Psychologist learned life lessons in fields

McALLEN — As a boy, Orlando Rodriguez’s father taught him some of life’s biggest lessons in the tomato fields.

As he grew up, those lessons helped lead him to a doctorate degree in psychology, Rodriguez said.

Now, he runs a private practice after teaching psychology for 12 years.

When he was about 10, Rodriguez’s father took the family into the tomato fields to learn about hard work.

“I can remember picking tomatoes,” Rodriguez said. “He took us in the summer to teach us how difficult it was in the sun and heat.”

At the time, his father was also teaching him to play the accordion, the instrument whose melodies resonate in Mexican-American working-class genres such as Tejano music.

Years later, Rodriguez was playing with the legendary Tejano singer Jessy Serrata.

“It brought in a little bit of income,” Rodriguez said with a chuckle.

After he graduated from Mercedes High School in 1995, he enrolled in Pan American University in Edinburg, where he studied for two semesters before leaving college.

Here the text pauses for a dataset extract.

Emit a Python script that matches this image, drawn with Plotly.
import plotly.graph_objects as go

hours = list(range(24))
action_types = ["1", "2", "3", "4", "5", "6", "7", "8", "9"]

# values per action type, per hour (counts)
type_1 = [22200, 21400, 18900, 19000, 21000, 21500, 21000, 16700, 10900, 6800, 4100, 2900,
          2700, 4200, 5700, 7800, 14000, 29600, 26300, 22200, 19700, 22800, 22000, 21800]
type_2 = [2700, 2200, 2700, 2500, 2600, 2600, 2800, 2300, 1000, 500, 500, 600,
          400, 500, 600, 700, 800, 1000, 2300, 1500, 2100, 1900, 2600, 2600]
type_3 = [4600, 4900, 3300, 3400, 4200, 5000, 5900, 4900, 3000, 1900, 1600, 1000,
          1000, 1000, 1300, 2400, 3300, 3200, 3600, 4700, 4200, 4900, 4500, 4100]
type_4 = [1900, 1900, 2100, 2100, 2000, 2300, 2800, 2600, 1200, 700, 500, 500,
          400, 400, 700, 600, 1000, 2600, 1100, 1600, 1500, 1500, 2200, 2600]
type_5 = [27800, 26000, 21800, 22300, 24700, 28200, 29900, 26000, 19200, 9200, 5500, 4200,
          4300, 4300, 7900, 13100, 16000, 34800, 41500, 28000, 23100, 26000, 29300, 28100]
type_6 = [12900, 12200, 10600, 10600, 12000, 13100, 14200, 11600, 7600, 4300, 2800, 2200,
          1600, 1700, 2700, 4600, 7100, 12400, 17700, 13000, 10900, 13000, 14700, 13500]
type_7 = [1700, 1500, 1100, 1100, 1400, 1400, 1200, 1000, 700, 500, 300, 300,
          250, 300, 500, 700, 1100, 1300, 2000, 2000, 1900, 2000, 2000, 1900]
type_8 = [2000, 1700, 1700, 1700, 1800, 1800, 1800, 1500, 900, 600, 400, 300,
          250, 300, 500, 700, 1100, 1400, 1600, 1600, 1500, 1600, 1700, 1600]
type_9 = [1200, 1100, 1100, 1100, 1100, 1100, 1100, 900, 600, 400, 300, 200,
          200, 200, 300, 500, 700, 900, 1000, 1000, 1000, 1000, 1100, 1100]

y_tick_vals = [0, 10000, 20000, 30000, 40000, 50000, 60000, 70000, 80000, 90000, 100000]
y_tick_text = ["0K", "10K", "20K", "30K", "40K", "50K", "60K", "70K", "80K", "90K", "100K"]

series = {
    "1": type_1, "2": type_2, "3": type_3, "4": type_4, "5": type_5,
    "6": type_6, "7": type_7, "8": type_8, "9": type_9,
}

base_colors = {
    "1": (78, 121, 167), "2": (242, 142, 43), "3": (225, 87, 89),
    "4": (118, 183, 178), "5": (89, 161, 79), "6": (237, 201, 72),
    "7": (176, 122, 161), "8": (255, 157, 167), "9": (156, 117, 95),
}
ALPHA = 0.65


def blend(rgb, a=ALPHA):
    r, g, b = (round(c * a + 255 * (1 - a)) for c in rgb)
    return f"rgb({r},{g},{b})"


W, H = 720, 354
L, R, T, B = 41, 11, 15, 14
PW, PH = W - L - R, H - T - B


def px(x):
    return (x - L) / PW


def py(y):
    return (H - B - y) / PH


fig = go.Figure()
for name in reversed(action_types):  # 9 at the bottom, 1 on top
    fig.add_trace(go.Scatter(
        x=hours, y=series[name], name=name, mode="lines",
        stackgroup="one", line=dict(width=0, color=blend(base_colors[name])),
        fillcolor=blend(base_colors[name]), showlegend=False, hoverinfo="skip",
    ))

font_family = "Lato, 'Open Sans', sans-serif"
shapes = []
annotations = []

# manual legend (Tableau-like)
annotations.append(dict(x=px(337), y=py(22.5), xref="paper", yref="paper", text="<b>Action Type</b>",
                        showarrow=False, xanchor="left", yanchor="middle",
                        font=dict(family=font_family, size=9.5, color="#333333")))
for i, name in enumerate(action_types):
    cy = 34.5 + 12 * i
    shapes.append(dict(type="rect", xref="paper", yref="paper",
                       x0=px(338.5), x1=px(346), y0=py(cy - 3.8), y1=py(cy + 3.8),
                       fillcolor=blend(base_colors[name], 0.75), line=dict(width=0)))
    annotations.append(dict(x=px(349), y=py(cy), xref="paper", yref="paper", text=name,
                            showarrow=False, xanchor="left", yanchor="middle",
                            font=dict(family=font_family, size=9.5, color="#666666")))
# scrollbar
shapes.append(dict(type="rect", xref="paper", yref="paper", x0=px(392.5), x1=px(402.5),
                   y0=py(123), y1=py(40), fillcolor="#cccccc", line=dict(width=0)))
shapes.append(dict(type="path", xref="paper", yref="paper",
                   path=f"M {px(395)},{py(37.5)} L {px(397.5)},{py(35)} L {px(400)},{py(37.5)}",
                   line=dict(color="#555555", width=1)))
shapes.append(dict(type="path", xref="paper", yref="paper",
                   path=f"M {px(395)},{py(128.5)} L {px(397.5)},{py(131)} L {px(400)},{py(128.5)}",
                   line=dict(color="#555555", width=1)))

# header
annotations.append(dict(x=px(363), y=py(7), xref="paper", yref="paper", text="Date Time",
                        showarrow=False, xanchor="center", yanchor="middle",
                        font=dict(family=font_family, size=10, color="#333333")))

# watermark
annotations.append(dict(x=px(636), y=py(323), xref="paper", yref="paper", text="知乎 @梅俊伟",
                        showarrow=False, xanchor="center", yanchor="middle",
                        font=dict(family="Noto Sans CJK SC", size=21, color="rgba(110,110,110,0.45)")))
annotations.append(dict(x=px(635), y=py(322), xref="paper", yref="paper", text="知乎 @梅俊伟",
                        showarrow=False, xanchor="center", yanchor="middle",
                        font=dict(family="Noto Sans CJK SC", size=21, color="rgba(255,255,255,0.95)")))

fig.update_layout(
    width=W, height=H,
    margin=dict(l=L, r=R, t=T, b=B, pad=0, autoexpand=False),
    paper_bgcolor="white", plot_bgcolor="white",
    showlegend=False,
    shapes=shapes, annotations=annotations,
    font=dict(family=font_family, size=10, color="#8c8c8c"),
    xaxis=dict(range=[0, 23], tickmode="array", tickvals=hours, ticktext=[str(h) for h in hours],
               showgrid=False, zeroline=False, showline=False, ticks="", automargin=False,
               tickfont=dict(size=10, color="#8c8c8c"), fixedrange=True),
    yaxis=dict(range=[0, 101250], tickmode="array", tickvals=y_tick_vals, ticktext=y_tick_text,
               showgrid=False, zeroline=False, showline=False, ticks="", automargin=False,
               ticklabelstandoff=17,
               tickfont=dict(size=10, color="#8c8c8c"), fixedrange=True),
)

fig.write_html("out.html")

“I went because my friends were going,” Rodriguez recalled. “But I really wasn’t that interested.”

But when he took a job at a restaurant, he remembered his father’s lessons.

“I was working in the kitchen — in the heat — and I had a realization that I should make use of my intelligence and make something of myself,” Rodriguez said.

So he went back to college.

This time, he picked psychology as his major.

“I had an interest in the topic — the concepts,” Rodriguez said. “I wanted to help those who had mental health issues.”

In 2003, he graduated with a bachelor’s degree in psychology from Pan American University before earning his master’s degree in clinical psychology in 2005.

Soon, he was licensed as a clinical psychologist, teaching at South Texas College in McAllen.

In 2012, after five years of study, he received his doctorate degree in psychology from Walden University, based in Minneapolis, Minn.

Today, he runs RDZ Psychological Clinic in Mission.

“It was a long journey,” Rodriguez said.

Now, Rodriguez believes his journey can teach others about the importance of following a career path.

“Be consistent in what you have an interest in and work hard at it,” he said. “Don’t give up on your dreams.”